Real-World WCSB Scenario: Progressive Gel Stuck Pipe Near Edson
A WCSB operator drilling a 4,650 m Montney horizontal northwest of Edson, Alberta in 2022 experienced a 19-hour stuck-pipe event traced to progressive gel strength in a polymer-bentonite mud system. The mud weight was 1.32 SG with 10-second gel at 11 lb/100 ft2 and 10-minute gel at 38 lb/100 ft2, a ratio of 3.5:1 that the mud engineer had flagged for two prior tour reports without corrective action. During a wireline logging run, the bit was pulled to 2,400 m and parked for 14 hours; on attempted resumption, the BHA could not rotate or reciprocate, and pipe stretch indicated 11,000 daN of overpull above string weight. A 35 bbl pill of base oil and surfactant was spotted, soaked for 6 hours, and the pipe freed with progressive jarring.
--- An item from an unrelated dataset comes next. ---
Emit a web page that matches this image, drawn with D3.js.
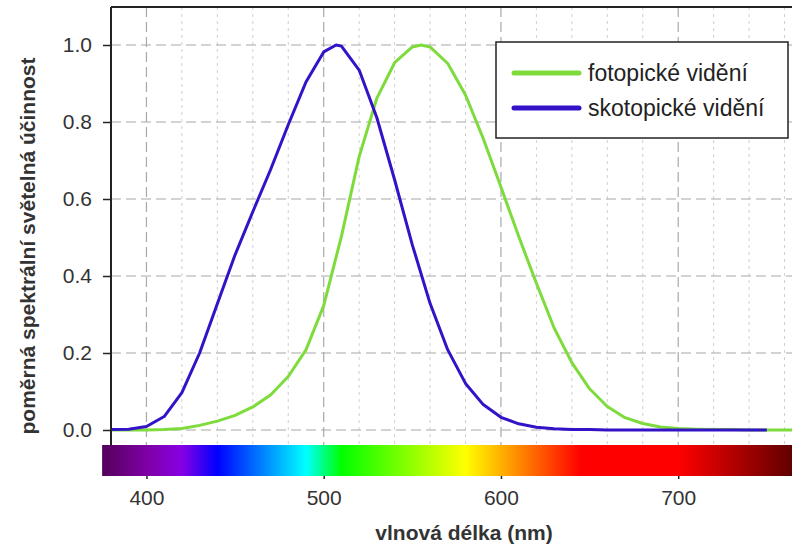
<!DOCTYPE html>
<html>
<head>
<meta charset="utf-8">
<script src="https://cdn.jsdelivr.net/npm/d3@7"></script>
<style>
    body { margin: 0; background: #fff; }
    svg { display: block; font-family: "Liberation Sans", Arial, sans-serif; }
    .grid-major line { stroke: #a8a8a8; stroke-width: 1.2; stroke-dasharray: 10,5; }
    .grid-minor line { stroke: #cfcfcf; stroke-width: 1; stroke-dasharray: 3,4; }
    .axis text { font-size: 21px; fill: #333; }
    .axis line { stroke: #222; stroke-width: 1.5; }
    .axis-title { font-size: 21px; font-weight: bold; fill: #333; }
    .legend-text { font-size: 23px; fill: #222; }
</style>
</head>
<body>
<svg id="chart"></svg>
<script>
// photopic luminous efficiency
const photopicNm = [380, 390, 400, 410, 420, 430, 440, 450, 460, 470, 480, 490, 500, 510, 520, 530, 540, 550, 555,
    560, 570, 580, 590, 600, 610, 620, 630, 640, 650, 660, 670, 680, 690, 700, 710, 720, 730, 740, 750, 760, 770, 780];
const photopicValues = [0.000, 0.000, 0.000, 0.001, 0.004, 0.012, 0.023, 0.038, 0.060, 0.091, 0.139, 0.208, 0.323, 0.503, 0.710, 0.862, 0.954, 0.995, 1.000,
    0.995, 0.952, 0.870, 0.757, 0.631, 0.503, 0.381, 0.265, 0.175, 0.107, 0.061, 0.032, 0.017, 0.008, 0.004, 0.002, 0.001, 0.001, 0.000, 0.000, 0.000, 0.000, 0.000];

// scotopic luminous efficiency
const scotopicNm = [380, 390, 400, 410, 420, 430, 440, 450, 460, 470, 480, 490, 500, 507, 510, 520, 530, 540, 550,
    560, 570, 580, 590, 600, 610, 620, 630, 640, 650, 660, 670, 680, 690, 700, 710, 720, 730, 740, 750];
const scotopicValues = [0.001, 0.002, 0.009, 0.035, 0.097, 0.200, 0.328, 0.455, 0.567, 0.676, 0.793, 0.904, 0.982, 1.000, 0.997, 0.935, 0.811, 0.650, 0.481,
    0.329, 0.208, 0.121, 0.066, 0.033, 0.016, 0.007, 0.003, 0.001, 0.001, 0.000, 0.000, 0.000, 0.000, 0.000, 0.000, 0.000, 0.000, 0.000, 0.000];

const seriesNames = ['fotopické vidění', 'skotopické vidění'];
const seriesColors = ['#7ddc3c', '#3312c8'];

const xTicks = [400, 500, 600, 700];
const xMinorTicks = [380, 400, 420, 440, 460, 480, 500, 520, 540, 560, 580, 600, 620, 640, 660, 680, 700, 720, 740, 760, 780];
const yTicks = [0.0, 0.2, 0.4, 0.6, 0.8, 1.0];

// colour bar under the plot
const spectrumNm = [375, 400, 420, 440, 490, 510, 580, 645, 700, 780];
const spectrumColors = ['#55005a', '#7e00a4', '#8600e4', '#0000ff', '#00ffff', '#00ff00', '#ffff00', '#ff0000', '#ff0000', '#3a0000'];

const width = 792, height = 544;
const plotLeft = 111, plotTop = 7, plotBottom = 445;
const barTop = 445, barBottom = 476;

const svg = d3.select('#chart')
    .attr('width', width)
    .attr('height', height);

// scales
const xScale = d3.scaleLinear().domain([380, 780]).range([plotLeft, plotLeft + 400 * 1.7725]);
const yScale = d3.scaleLinear().domain([0, 1]).range([430, 45]);

svg.append('defs').append('clipPath')
    .attr('id', 'plot-clip')
    .append('rect')
    .attr('x', plotLeft)
    .attr('y', plotTop)
    .attr('width', width - plotLeft)
    .attr('height', plotBottom - plotTop);

// minor grid (every 20 nm)
svg.append('g')
    .attr('class', 'grid-minor')
    .selectAll('line')
    .data(xMinorTicks.filter(d => !xTicks.includes(d) && xScale(d) > plotLeft + 1 && xScale(d) < width))
    .join('line')
    .attr('x1', d => xScale(d)).attr('x2', d => xScale(d))
    .attr('y1', plotTop).attr('y2', plotBottom);

// major grid
const major = svg.append('g').attr('class', 'grid-major');
major.selectAll('.vx')
    .data(xTicks)
    .join('line')
    .attr('class', 'vx')
    .attr('x1', d => xScale(d)).attr('x2', d => xScale(d))
    .attr('y1', plotTop).attr('y2', plotBottom);
major.selectAll('.hy')
    .data(yTicks)
    .join('line')
    .attr('class', 'hy')
    .attr('x1', plotLeft).attr('x2', width)
    .attr('y1', d => yScale(d)).attr('y2', d => yScale(d));

// curves
const line = d3.line()
    .x(d => xScale(d[0]))
    .y(d => yScale(d[1]));

const curves = svg.append('g').attr('clip-path', 'url(#plot-clip)');
curves.append('path')
    .datum(photopicNm.map((d, i) => [d, photopicValues[i]]))
    .attr('fill', 'none')
    .attr('stroke', seriesColors[0])
    .attr('stroke-width', 3)
    .attr('stroke-linejoin', 'round')
    .attr('d', line);
curves.append('path')
    .datum(scotopicNm.map((d, i) => [d, scotopicValues[i]]))
    .attr('fill', 'none')
    .attr('stroke', seriesColors[1])
    .attr('stroke-width', 3)
    .attr('stroke-linejoin', 'round')
    .attr('d', line);

// frame: left axis line and top line
svg.append('line')
    .attr('x1', plotLeft).attr('x2', plotLeft)
    .attr('y1', plotTop).attr('y2', plotBottom)
    .attr('stroke', '#222').attr('stroke-width', 2);
svg.append('line')
    .attr('x1', plotLeft).attr('x2', width)
    .attr('y1', plotTop).attr('y2', plotTop)
    .attr('stroke', '#222').attr('stroke-width', 2);

// y axis
const yAxisG = svg.append('g')
    .attr('class', 'axis y-axis')
    .attr('transform', `translate(${plotLeft},0)`)
    .call(d3.axisLeft(yScale).tickValues(yTicks).tickFormat(d3.format('.1f')).tickSize(8).tickPadding(11));
yAxisG.select('.domain').remove();

// spectrum bar
const grad = svg.select('defs').append('linearGradient')
    .attr('id', 'spectrum')
    .attr('gradientUnits', 'userSpaceOnUse')
    .attr('x1', xScale(spectrumNm[0]))
    .attr('x2', xScale(spectrumNm[spectrumNm.length - 1]))
    .attr('y1', 0).attr('y2', 0);
const span = spectrumNm[spectrumNm.length - 1] - spectrumNm[0];
grad.selectAll('stop')
    .data(spectrumNm)
    .join('stop')
    .attr('offset', d => (d - spectrumNm[0]) / span)
    .attr('stop-color', (d, i) => spectrumColors[i]);

svg.append('rect')
    .attr('x', xScale(375))
    .attr('y', barTop)
    .attr('width', width - xScale(375))
    .attr('height', barBottom - barTop)
    .attr('fill', 'url(#spectrum)');

// x axis below the bar
const xAxisG = svg.append('g')
    .attr('class', 'axis x-axis')
    .attr('transform', `translate(0,${barBottom})`)
    .call(d3.axisBottom(xScale).tickValues(xTicks).tickSize(3).tickPadding(11));
xAxisG.select('.domain').remove();
xAxisG.selectAll('line').attr('stroke', '#bbb');

// axis titles
svg.append('text')
    .attr('class', 'axis-title')
    .attr('text-anchor', 'middle')
    .attr('x', 464)
    .attr('y', 540)
    .text('vlnová délka (nm)');

svg.append('text')
    .attr('class', 'axis-title')
    .attr('text-anchor', 'middle')
    .attr('transform', 'translate(35,246) rotate(-90)')
    .text('poměrná spektrální světelná účinnost');

// legend
const legend = svg.append('g').attr('class', 'legend');
legend.append('rect')
    .attr('x', 496).attr('y', 42)
    .attr('width', 292).attr('height', 96)
    .attr('fill', '#fff')
    .attr('stroke', '#222')
    .attr('stroke-width', 1.5);

const items = legend.selectAll('.item')
    .data(seriesNames)
    .join('g')
    .attr('class', 'item')
    .attr('transform', (d, i) => `translate(0,${73 + i * 35})`);
items.append('line')
    .attr('x1', 514).attr('x2', 579)
    .attr('y1', 0).attr('y2', 0)
    .attr('stroke', (d, i) => seriesColors[i])
    .attr('stroke-width', 5)
    .attr('stroke-linecap', 'round');
items.append('text')
    .attr('class', 'legend-text')
    .attr('x', 588)
    .attr('y', 8)
    .text(d => d);
</script>
</body>
</html>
The incident cost CAD 740,000 in rig time, lost wireline charges, and remedial fluid costs. Root-cause analysis identified excessive bentonite carryover from earlier hole sections and insufficient deflocculant treatment. The operator updated its WCSB drilling fluid protocol to mandate immediate SAPP treatment when 10-min:10-sec gel ratio exceeds 2.5:1, and subsequent wells in the same pad showed no recurrence over 18 months of operations.